Mariana Oliva’s Thanksgiving

Oliva’s mom, dad, sister and Aussiedoodle having Thanksgiving lunch.

Photos by Mariana Oliva. 

My family doesn’t usually celebrate a traditional Thanksgiving. To us, it’s just another day on the calendar. My mom doesn’t make turkey. We don’t eat mashed potatoes, cranberry sauce, pumpkin pie, corn or gravy.

On those occasions, one of my parents makes a Mexican dish, usually my mom. I’ve spent Thanksgivings eating tamales, enchiladas de mole, chilaquiles, tacos, lamb, steak or if someone actually wants turkey, pavo enchilado—turkey marinated in chile rojo. Pretty much any major Mexican dish graces our Thanksgiving table. This year it’s pozole.

Our Thanksgiving lunches or dinners usually consist of me, my mom, sister, Kylo, our Aussiedoodle, and my dad, if we get lucky, and his job as an E.R. nurse allows it. As the daughters of Mexican immigrants, my sister and I haven’t had the chance to experience any holiday with aunts, uncles, grandparents or cousins. We have no family in the States; they’re all back in Mexico. For as long as I can remember, it’s always just been the five of us.

We had our lunch together on Sunday, three days after Thanksgiving. My dad had to work Thanksgiving Day, the day after and the day after that. My dad made the pozole on Wednesday, but we didn’t get a taste of it until Sunday.

Pozole is a traditional Mexican soup made with chicken broth, hominy and chicken; flavored with chile guajillo and chile ancho; and topped with shredded lettuce, sliced radishes and squeezed limes. To be quite honest, I was hesitant to try his pozole, but it tasted really good.

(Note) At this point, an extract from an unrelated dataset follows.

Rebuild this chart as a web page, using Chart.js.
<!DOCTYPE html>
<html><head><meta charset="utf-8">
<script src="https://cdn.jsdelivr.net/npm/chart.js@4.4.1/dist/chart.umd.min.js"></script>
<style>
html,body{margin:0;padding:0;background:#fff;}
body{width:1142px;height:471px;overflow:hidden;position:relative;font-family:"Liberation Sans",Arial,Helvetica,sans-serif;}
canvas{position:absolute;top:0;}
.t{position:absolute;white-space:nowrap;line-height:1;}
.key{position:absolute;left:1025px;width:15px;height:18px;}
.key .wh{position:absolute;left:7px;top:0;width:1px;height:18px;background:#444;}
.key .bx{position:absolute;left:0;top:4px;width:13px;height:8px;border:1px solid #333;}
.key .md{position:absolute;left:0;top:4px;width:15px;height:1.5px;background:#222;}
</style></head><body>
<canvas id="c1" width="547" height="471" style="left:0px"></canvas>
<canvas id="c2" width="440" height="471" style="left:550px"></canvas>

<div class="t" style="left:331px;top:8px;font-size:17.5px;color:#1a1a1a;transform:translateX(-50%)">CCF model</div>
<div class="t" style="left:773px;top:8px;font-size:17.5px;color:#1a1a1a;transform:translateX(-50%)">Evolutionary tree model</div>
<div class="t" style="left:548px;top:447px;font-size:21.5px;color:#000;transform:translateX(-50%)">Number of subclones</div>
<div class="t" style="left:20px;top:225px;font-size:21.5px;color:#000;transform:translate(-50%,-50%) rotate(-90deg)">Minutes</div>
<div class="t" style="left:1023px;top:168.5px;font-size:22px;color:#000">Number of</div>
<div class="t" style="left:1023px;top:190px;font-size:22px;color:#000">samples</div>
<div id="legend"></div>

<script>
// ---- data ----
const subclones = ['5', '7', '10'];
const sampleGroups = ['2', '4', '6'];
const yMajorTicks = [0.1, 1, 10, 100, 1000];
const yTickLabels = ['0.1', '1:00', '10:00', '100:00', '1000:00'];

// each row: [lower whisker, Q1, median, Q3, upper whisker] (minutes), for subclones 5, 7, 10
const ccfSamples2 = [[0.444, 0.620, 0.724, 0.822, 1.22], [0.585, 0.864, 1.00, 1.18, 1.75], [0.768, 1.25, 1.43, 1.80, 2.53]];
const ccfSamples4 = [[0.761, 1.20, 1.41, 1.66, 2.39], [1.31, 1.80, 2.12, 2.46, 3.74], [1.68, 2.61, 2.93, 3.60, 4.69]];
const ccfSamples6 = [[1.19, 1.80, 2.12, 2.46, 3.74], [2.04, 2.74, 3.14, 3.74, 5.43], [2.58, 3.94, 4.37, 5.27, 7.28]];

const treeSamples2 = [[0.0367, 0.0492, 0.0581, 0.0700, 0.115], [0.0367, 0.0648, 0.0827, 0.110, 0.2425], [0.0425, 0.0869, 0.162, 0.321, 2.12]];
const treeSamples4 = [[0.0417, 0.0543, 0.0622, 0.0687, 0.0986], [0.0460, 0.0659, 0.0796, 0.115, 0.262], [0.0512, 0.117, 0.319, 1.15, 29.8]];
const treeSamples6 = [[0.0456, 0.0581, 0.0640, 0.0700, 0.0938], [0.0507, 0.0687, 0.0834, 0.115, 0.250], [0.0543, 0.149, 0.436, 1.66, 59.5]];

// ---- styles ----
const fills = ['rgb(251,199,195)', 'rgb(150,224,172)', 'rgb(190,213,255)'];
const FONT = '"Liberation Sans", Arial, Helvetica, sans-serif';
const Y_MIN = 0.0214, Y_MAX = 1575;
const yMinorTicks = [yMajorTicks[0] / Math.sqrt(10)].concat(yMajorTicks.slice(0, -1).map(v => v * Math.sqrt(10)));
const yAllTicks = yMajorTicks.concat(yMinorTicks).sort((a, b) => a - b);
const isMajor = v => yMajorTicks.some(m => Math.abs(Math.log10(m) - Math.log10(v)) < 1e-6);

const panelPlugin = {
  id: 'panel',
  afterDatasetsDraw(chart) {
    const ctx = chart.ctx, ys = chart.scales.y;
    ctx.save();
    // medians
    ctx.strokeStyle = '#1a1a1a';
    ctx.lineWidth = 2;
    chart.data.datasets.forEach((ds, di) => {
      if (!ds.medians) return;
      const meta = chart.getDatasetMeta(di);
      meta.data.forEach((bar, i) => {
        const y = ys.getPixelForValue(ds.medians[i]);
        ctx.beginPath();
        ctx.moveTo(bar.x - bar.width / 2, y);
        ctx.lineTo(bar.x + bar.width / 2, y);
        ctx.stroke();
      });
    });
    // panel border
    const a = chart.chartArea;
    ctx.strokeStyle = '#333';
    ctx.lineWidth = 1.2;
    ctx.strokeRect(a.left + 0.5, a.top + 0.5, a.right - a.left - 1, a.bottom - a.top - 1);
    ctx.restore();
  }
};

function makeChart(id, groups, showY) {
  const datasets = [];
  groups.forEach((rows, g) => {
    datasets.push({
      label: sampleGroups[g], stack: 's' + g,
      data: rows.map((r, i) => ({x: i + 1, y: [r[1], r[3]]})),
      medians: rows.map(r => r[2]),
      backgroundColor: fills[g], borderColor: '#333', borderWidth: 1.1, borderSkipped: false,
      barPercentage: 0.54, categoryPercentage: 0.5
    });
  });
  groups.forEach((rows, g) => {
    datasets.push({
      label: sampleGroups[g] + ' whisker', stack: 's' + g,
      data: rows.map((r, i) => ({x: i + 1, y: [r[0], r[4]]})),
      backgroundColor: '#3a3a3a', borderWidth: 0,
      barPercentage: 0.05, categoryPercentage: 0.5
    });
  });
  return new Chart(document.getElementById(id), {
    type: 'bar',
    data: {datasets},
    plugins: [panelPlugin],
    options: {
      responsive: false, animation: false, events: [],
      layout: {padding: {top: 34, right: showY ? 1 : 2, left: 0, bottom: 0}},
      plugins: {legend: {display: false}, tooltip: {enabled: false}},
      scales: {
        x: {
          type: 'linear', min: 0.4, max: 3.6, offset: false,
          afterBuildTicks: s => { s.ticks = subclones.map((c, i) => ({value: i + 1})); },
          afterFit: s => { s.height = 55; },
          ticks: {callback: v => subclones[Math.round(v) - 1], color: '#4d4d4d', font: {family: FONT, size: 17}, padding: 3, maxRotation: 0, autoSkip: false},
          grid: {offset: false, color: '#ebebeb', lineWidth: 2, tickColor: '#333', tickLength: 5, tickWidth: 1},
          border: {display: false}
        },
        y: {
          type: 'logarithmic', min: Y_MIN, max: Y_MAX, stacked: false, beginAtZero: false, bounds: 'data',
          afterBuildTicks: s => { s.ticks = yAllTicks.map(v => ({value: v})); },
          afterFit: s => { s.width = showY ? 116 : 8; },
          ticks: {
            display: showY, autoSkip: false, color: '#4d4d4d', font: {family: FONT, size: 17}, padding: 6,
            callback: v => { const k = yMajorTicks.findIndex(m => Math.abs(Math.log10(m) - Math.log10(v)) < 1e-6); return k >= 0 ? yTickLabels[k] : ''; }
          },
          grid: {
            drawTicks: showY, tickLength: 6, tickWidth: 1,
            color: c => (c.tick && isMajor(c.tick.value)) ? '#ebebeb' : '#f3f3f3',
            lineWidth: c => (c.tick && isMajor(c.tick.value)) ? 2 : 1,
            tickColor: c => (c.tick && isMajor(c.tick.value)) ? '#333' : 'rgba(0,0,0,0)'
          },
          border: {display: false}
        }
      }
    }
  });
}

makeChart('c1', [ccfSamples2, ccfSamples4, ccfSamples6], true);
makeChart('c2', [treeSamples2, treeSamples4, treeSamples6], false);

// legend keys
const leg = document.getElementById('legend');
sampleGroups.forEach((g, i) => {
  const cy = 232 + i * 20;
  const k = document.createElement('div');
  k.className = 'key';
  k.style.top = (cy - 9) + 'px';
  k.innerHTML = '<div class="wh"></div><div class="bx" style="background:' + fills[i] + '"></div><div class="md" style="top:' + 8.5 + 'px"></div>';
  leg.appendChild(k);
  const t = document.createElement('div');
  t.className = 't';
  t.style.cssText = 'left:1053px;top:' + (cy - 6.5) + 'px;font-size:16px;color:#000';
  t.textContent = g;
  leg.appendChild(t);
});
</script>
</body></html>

One must thinly slice lettuce and radishes to be mixed in with your bowl of pozole. For some reason, no matter how hard I try to cut the lettuce like my mom, I never succeed. I always manage to cut it crooked, too thick or too thin.

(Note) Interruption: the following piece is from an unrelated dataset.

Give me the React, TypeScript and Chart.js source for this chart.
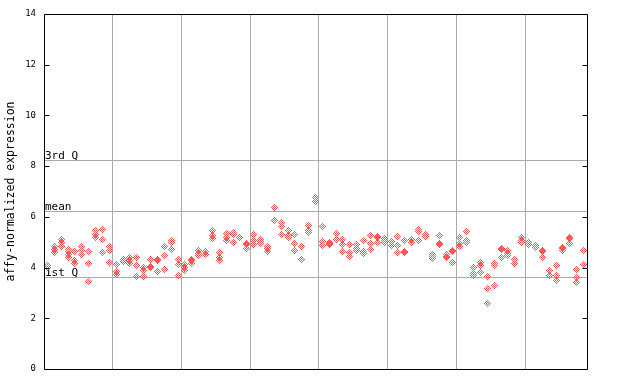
import React, { useEffect, useRef } from "react";
import { Chart, registerables } from "chart.js";

Chart.register(...registerables);

// Expression values, one inner list per sample column (10 columns per group)
const group1: number[][] = [
  [4.1, 4.0],
  [4.85, 4.72, 4.58],
  [5.11, 4.98, 4.85],
  [4.72, 4.64, 4.5, 4.38],
  [4.65, 4.27, 4.17],
  [4.82, 4.69, 4.52],
  [4.65, 4.18, 3.47],
  [5.46, 5.3, 5.18],
  [5.51, 5.09, 4.61],
  [4.85, 4.69, 4.2],
];
const group2: number[][] = [
  [4.13, 3.86, 3.73],
  [4.3, 4.22],
  [4.4, 4.27, 4.15],
  [4.4, 4.09, 3.65],
  [4.02, 3.9, 3.65],
  [4.3, 4.06, 4.0],
  [4.3, 4.26, 3.86],
  [4.84, 4.48, 3.93],
  [5.05, 4.98, 4.72],
  [4.32, 4.14, 3.69],
];
const group3: number[][] = [
  [4.13, 4.0, 3.9],
  [4.33, 4.27, 4.16],
  [4.67, 4.56, 4.46],
  [4.63, 4.51],
  [5.48, 5.26, 5.13],
  [4.6, 4.39, 4.27],
  [5.35, 5.19, 5.05],
  [5.38, 5.3, 4.99],
  [5.19],
  [4.94, 4.9, 4.76],
];
const group4: number[][] = [
  [5.32, 5.06, 4.91],
  [5.1, 5.03, 4.96],
  [4.85, 4.74, 4.64],
  [6.37, 5.86],
  [5.78, 5.63, 5.32],
  [5.48, 5.25, 5.19],
  [5.32, 4.93, 4.69],
  [4.83, 4.82, 4.3],
  [5.64, 5.48, 5.39],
  [6.77, 6.61],
];
const group5: number[][] = [
  [5.62, 5.02, 4.88],
  [5.0, 4.93, 4.9],
  [5.35, 5.09],
  [5.09, 4.92, 4.65],
  [4.92, 4.6, 4.43],
  [4.92, 4.76, 4.66],
  [5.05, 4.65, 4.56],
  [5.27, 4.93, 4.72],
  [5.24, 5.18, 4.97],
  [5.13, 5.05, 4.97],
];
const group6: number[][] = [
  [5.02, 4.86],
  [5.23, 4.88, 4.6],
  [5.05, 4.63, 4.58],
  [5.11, 4.98],
  [5.51, 5.43, 5.05],
  [5.32, 5.22],
  [4.5, 4.43, 4.36],
  [5.27, 4.94, 4.9],
  [4.5, 4.43, 4.4],
  [4.67, 4.64, 4.2],
];
const group7: number[][] = [
  [5.19, 4.93, 4.85],
  [5.43, 5.05, 4.97],
  [4.01, 3.76, 3.67],
  [4.19, 4.09, 3.81],
  [3.64, 3.19, 2.59],
  [4.17, 4.1, 3.3],
  [4.76, 4.7, 4.4],
  [4.67, 4.56, 4.48],
  [4.32, 4.17],
  [5.18, 5.05, 5.0],
];
const group8: number[][] = [
  [4.98, 4.92],
  [4.88, 4.8],
  [4.69, 4.63, 4.4],
  [3.89, 3.67],
  [4.09, 3.68, 3.5],
  [4.8, 4.76, 4.67],
  [5.18, 5.15, 4.93],
  [3.94, 3.6, 3.42],
  [4.69, 4.14],
];

const groups = [group1, group2, group3, group4, group5, group6, group7, group8];

// Reference lines
const thirdQuartile = 8.24;
const meanValue = 6.23;
const firstQuartile = 3.63;
const refLines: { label: string; value: number }[] = [
  { label: "3rd Q", value: thirdQuartile },
  { label: "mean", value: meanValue },
  { label: "1st Q", value: firstQuartile },
];

const yTicks = [0, 2, 4, 6, 8, 10, 12, 14];
const groupBoundaries = [9.5, 19.5, 29.5, 39.5, 49.5, 59.5, 69.5];
const yTitle = "affy-normalized expression";

const POINT_COLOR = "rgb(255,85,85)";
const GRID_COLOR = "#aaaaaa";

function makeDiamond(): HTMLCanvasElement {
  const c = document.createElement("canvas");
  c.width = 7;
  c.height = 7;
  const ctx = c.getContext("2d")!;
  ctx.fillStyle = POINT_COLOR;
  for (let dy = -3; dy <= 3; dy++) {
    for (let dx = -3; dx <= 3; dx++) {
      if (Math.abs(dx) + Math.abs(dy) <= 3 && Math.abs(dx + dy) % 2 === 1) {
        ctx.fillRect(dx + 3, dy + 3, 1, 1);
      }
    }
  }
  return c;
}

export default function App() {
  const canvasRef = useRef<HTMLCanvasElement | null>(null);

  useEffect(() => {
    if (!canvasRef.current) return;
    const points: { x: number; y: number }[] = [];
    let col = 0;
    groups.forEach((g) => {
      g.forEach((vals) => {
        vals.forEach((v) => points.push({ x: col, y: v }));
        col++;
      });
    });
    const diamond = makeDiamond();

    const framePlugin = {
      id: "frame",
      beforeDatasetsDraw(chart: any) {
        const { ctx, chartArea, scales } = chart;
        const y = scales.y;
        ctx.save();
        ctx.strokeStyle = GRID_COLOR;
        ctx.lineWidth = 1;
        refLines.forEach((r) => {
          const py = Math.round(y.getPixelForValue(r.value)) + 0.5;
          ctx.beginPath();
          ctx.moveTo(chartArea.left, py);
          ctx.lineTo(chartArea.right, py);
          ctx.stroke();
        });
        ctx.fillStyle = "#000";
        ctx.font = "11px 'DejaVu Sans Mono'";
        ctx.textAlign = "left";
        ctx.textBaseline = "alphabetic";
        refLines.forEach((r) => {
          const py = Math.round(y.getPixelForValue(r.value));
          ctx.fillText(r.label, chartArea.left + 1, py - 1);
        });
        ctx.restore();
        ctx.imageSmoothingEnabled = false;
      },
      afterDraw(chart: any) {
        const { ctx, chartArea, scales } = chart;
        const y = scales.y;
        const l = Math.round(chartArea.left) + 0.5;
        const r = Math.round(chartArea.right) + 0.5;
        const t = Math.round(chartArea.top) + 0.5;
        const b = Math.round(chartArea.bottom) + 0.5;
        ctx.save();
        ctx.strokeStyle = "#000";
        ctx.lineWidth = 1;
        ctx.beginPath();
        ctx.rect(l, t, r - l, b - t);
        ctx.stroke();
        yTicks.forEach((v) => {
          const py = Math.round(y.getPixelForValue(v)) + 0.5;
          ctx.beginPath();
          ctx.moveTo(l, py);
          ctx.lineTo(l + 5, py);
          ctx.moveTo(r, py);
          ctx.lineTo(r - 5, py);
          ctx.stroke();
        });
        ctx.restore();
      },
    };

    const chart = new Chart(canvasRef.current, {
      type: "scatter",
      data: {
        datasets: [
          {
            data: points,
            pointStyle: diamond as any,
            pointRadius: 3.5,
            pointHoverRadius: 3.5,
            backgroundColor: POINT_COLOR,
            borderColor: POINT_COLOR,
          },
        ],
      },
      options: {
        animation: false,
        responsive: false,
        events: [],
        layout: { padding: { top: 14, right: 53, bottom: 0, left: 0 } },
        plugins: {
          legend: { display: false },
          tooltip: { enabled: false },
        },
        scales: {
          x: {
            type: "linear",
            min: -0.5,
            max: 78.5,
            afterBuildTicks: (scale: any) => {
              scale.ticks = groupBoundaries.map((v) => ({ value: v }));
            },
            afterFit: (scale: any) => {
              scale.height = 15;
            },
            ticks: { display: false },
            grid: { color: GRID_COLOR, drawTicks: false, lineWidth: 1 },
            border: { display: false },
          },
          y: {
            type: "linear",
            min: 0,
            max: 14,
            afterBuildTicks: (scale: any) => {
              scale.ticks = yTicks.map((v) => ({ value: v }));
            },
            afterFit: (scale: any) => {
              scale.width = 44;
            },
            ticks: {
              color: "#000",
              padding: 8,
              font: { family: "'DejaVu Sans Mono'", size: 9 },
            },
            grid: { display: false, drawTicks: false },
            border: { display: false },
            title: {
              display: true,
              text: yTitle,
              color: "#000",
              font: { family: "'DejaVu Sans Mono'", size: 11.5 },
              padding: { top: 4, bottom: 0 },
            },
          },
        },
      },
      plugins: [framePlugin],
    });
    return () => chart.destroy();
  }, []);

  return (
    <div style={{ position: "fixed", left: 0, top: 0, width: 640, height: 384, background: "#fff" }}>
      <canvas ref={canvasRef} width={640} height={384} style={{ width: 640, height: 384 }} />
    </div>
  );
}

“Who cut the lettuce so horribly?” The first words out my mom’s mouth after she gets a glimpse of the lettuce I cut.

Pozole is paired with tostadas con crema y queso fresco–fried corn tortillas with sour cream and shredded Mexican cheese. If you want to be extra, you can top it off with some thinly shredded lettuce.

“Suzie y Mari, ustedes están encargadas de las tostadas,” orders my mother, putting my sister and me in charge of preparing the tostadas. “Suzie, le pones la crema y Mari el queso,” she adds.

Suzie assembling the tostadas consisting of crema and queso fresco.

My sister Suzie carefully took the fragile tostadas out of their package; it’s hard enough to find a package in the store that doesn’t come with any broken ones. She carefully placed them on the glass plate one at a time, picked them up and spread crema on them with a plastic spatula.

Next, I put queso on top. I broke small pieces off a large block of cheese and crumbled it with my fingers, evenly over each of the tostadas. To the tostadas, it must have looked like it was snowing. We repeated this for three plates, filling each of them with tostadas.

Our “Thanksgiving” lunch was ready. We all sat at the kitchen table. Even Kylo joined us. It may have been just the five of us, but to me, each year, it is everything.